Among the survey’s major findings:
- On average, this year’s ordinands lived in the diocese or eparchy for which they will be ordained for 17 years before entering seminary.
- The average age at the time of ordination among all responding ordinands is 35 years old. The youngest will be 25 at ordination and the oldest will be 70.
- The majority is Caucasian (seven in 10) and was born in the U.S. (three in four). One in four is foreign-born. By comparison, since 1999, on average each year, 30 percent of responding ordinands were foreign-born.
- The four most common countries of birth among foreign-born ordinands are Mexico, Vietnam, the Philippines and Colombia. On average, respondents born in another country have lived in the United States for 12 years.
- Between 39 and 47 percent of responding ordinands attended Catholic school for at least part of their schooling. Half (51 percent) participated in a religious education program in their parish for seven years, on average.
- About one in 20 ordinands say they were home schooled. Of these, they report nine years of home schooling, on average.
- Nearly half (45 percent) report that they completed a college or university undergraduate degree before entering the seminary. Among them, the most common fields of study were the social sciences, theology or philosophy, business or liberal arts.

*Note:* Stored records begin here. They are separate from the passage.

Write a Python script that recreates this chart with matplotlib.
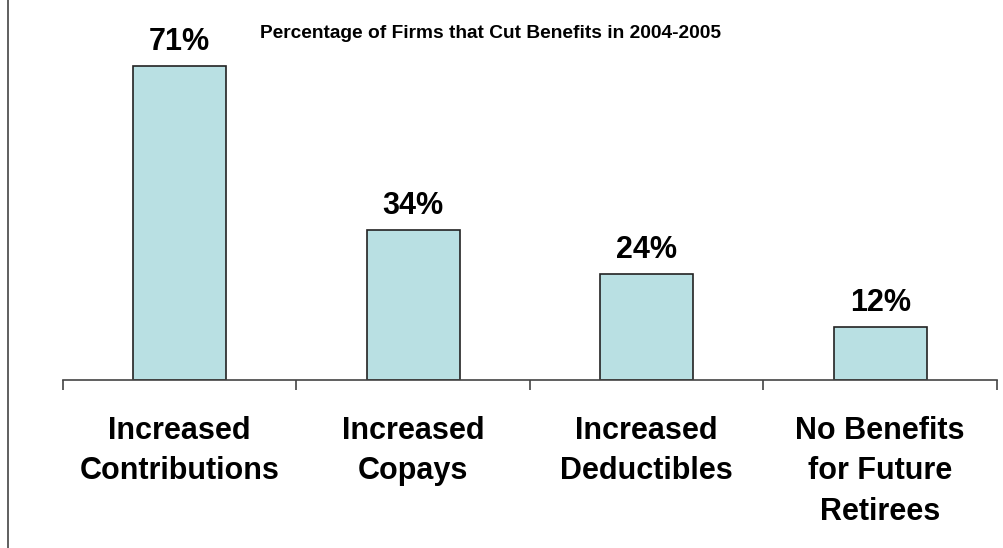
import matplotlib
matplotlib.use("Agg")
import matplotlib.pyplot as plt
from matplotlib.lines import Line2D

categories = ["Increased\nContributions", "Increased\nCopays",
              "Increased\nDeductibles", "No Benefits\nfor Future\nRetirees"]
values = [71, 34, 24, 12]
value_labels = ["71%", "34%", "24%", "12%"]
title = "Percentage of Firms that Cut Benefits in 2004-2005"

plt.rcParams['font.family'] = ['Liberation Sans', 'DejaVu Sans']

W, H = 1004, 548
fig = plt.figure(figsize=(W / 100, H / 100), dpi=100)
x0, x1, ybase = 63, 997, 380
ax = fig.add_axes([x0 / W, (H - ybase) / H, (x1 - x0) / W, ybase / H])

n = len(values)
pos = list(range(n))
ax.bar(pos, values, width=0.4, color="#B9E0E3", edgecolor="#222222", linewidth=1.2, zorder=2)
ax.set_xlim(-0.5, n - 0.5)
px_per_unit = (380 - 66) / 71
ax.set_ylim(0, ybase / px_per_unit)

for p, v, lab in zip(pos, values, value_labels):
    ax.annotate(lab, (p, v), xytext=(0, 11.5), textcoords="offset points",
                ha="center", va="baseline", fontsize=22, fontweight="bold")

ax.set_xticks([i - 0.5 for i in range(n + 1)])
ax.set_xticklabels([])
ax.set_xticks(pos, minor=True)
ax.set_xticklabels(categories, minor=True, fontsize=22, fontweight="bold", linespacing=1.45)
ax.tick_params(axis="x", which="major", direction="out", length=7.5, width=1.2, color="#444444")
ax.tick_params(axis="x", which="minor", length=0, pad=26)
ax.set_yticks([])
for s in ["left", "right", "top"]:
    ax.spines[s].set_visible(False)
ax.spines["bottom"].set_color("#444444")
ax.spines["bottom"].set_linewidth(1.2)

fig.text(491 / W, 1 - 33 / H, title, ha="center", va="center", fontsize=13.8, fontweight="bold")

fig.add_artist(Line2D([8.5 / W, 8.5 / W], [0, 1], transform=fig.transFigure, color="#444444", linewidth=1.2))

fig.savefig("out.png", dpi=100)
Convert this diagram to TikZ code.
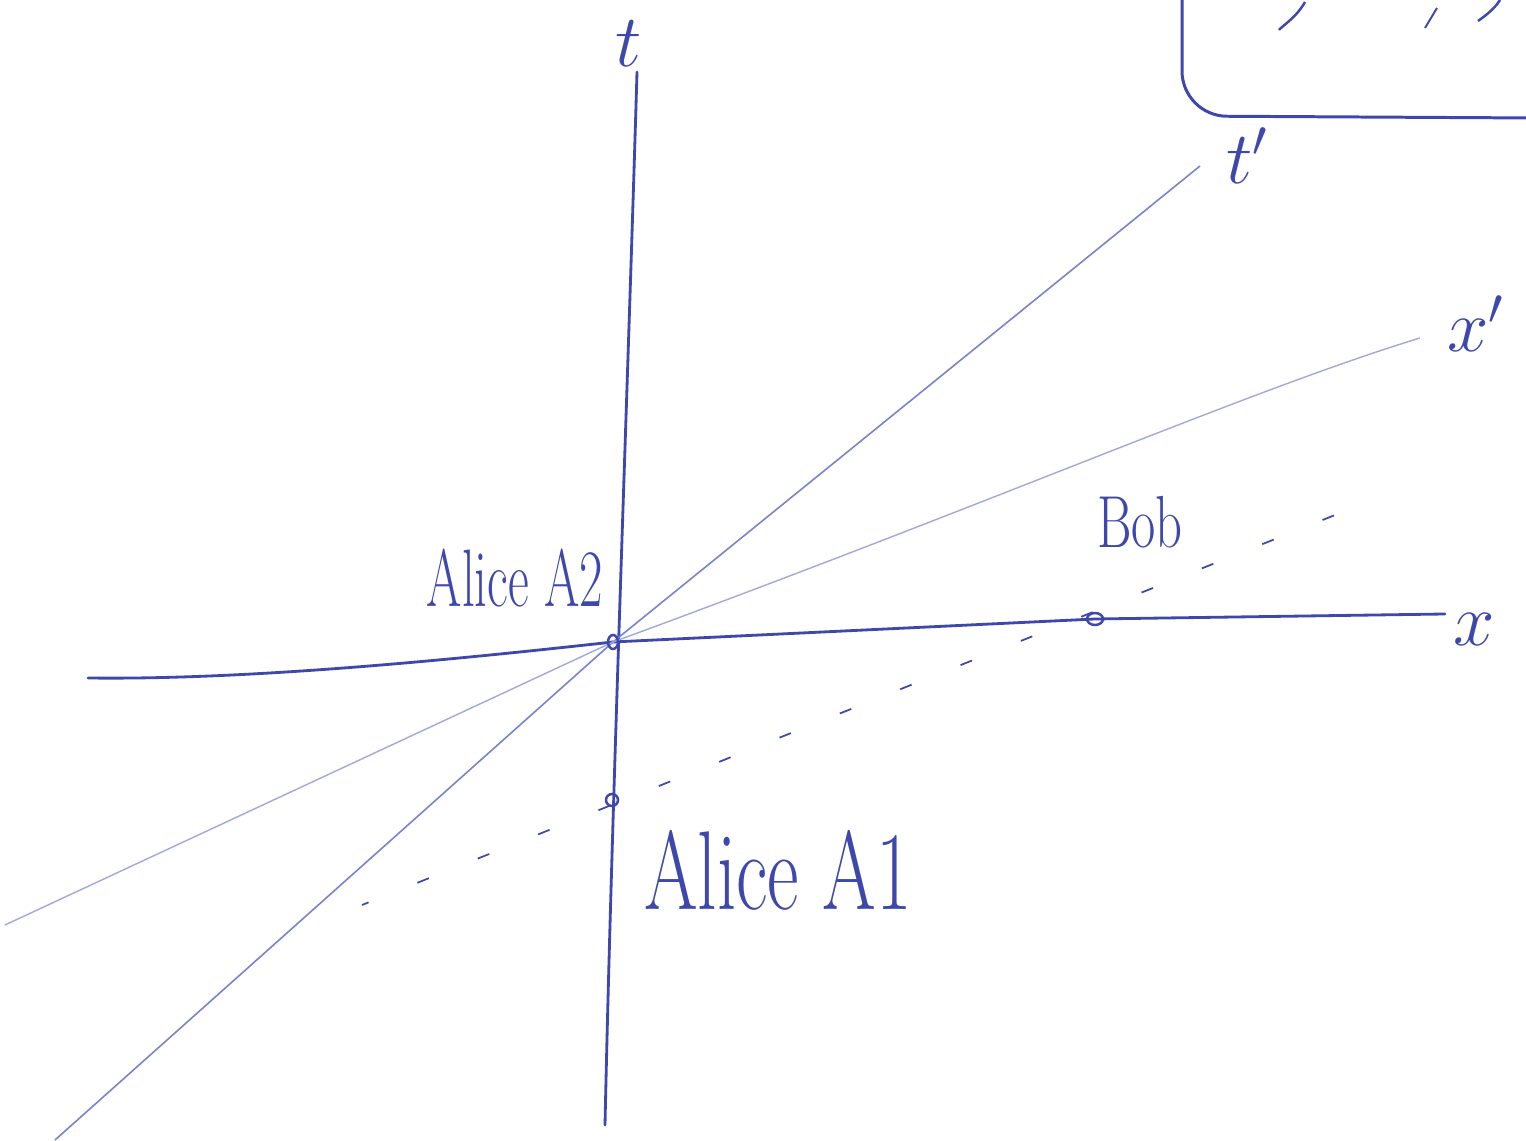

- One-half of responding ordinands entered their seminary program at the pre-theology level. Nearly a quarter carried educational debt, which averaged $27,241 at the time they entered the seminary. The total amount of educational debt varied from $2,000 to $75,000. On average, those who had educational debt were not delayed entrance by that debt.
- Almost all were baptized Catholic as an infant (90 percent). Among those who became Catholic later in life, the majority previously belonged to a Protestant faith tradition. Their average age of conversion was 26, and varied from five to 56 years old.
- Four in five ordinands report that both of their parents were Catholic when they were children. One in three has or had a relative who is a priest or religious.
- Nearly nine in 10 said they were encouraged to consider the priesthood by someone in their life (most frequently, the parish priest, friend, or another parishioner). On average, they reported that four individuals have encouraged their vocations.
- More than half of the ordinands (51 percent) indicated that they were discouraged from considering the priesthood by one or more persons. Most often, this person was a friend/classmate or a family member (other than parents).
Involvement in Ministry
- More than seven in 10 ordinands regularly participated in eucharistic adoration before entering the seminary. The same proportion prayed the rosary; almost half went to prayer group or Bible study; two in five attended high school retreats; a third took part in Lectio Divina, and more than a quarter attended college retreats.
- Before entering the seminary, half of all ordinands participated in some parish youth groups. About three in 10 took part in a Catholic campus ministry program/Newman Center.
- In terms of engagement in parish ministries before entering the seminary, nearly three-fourths were altar servers; three in five served as lectors; and around half served as extraordinary ministers of Holy Communion.
- One in three served as catechists in campus ministry or youth ministry, or as confirmation sponsors/godparents.
- In regard to participation in vocation programs before entering the seminary, almost half reported participating in “Come and See” weekends at a seminary or religious institute/society.
- Two in three ordinands (64 percent) worked full-time prior to entering the seminary. The most common category of full-time work experience among all responding ordinands (18 percent) is business.
- About one in eight men reported that one or both of their parents had a military career in the U.S. Armed Forces, and one in 20 served in the U.S. Armed Forces themselves.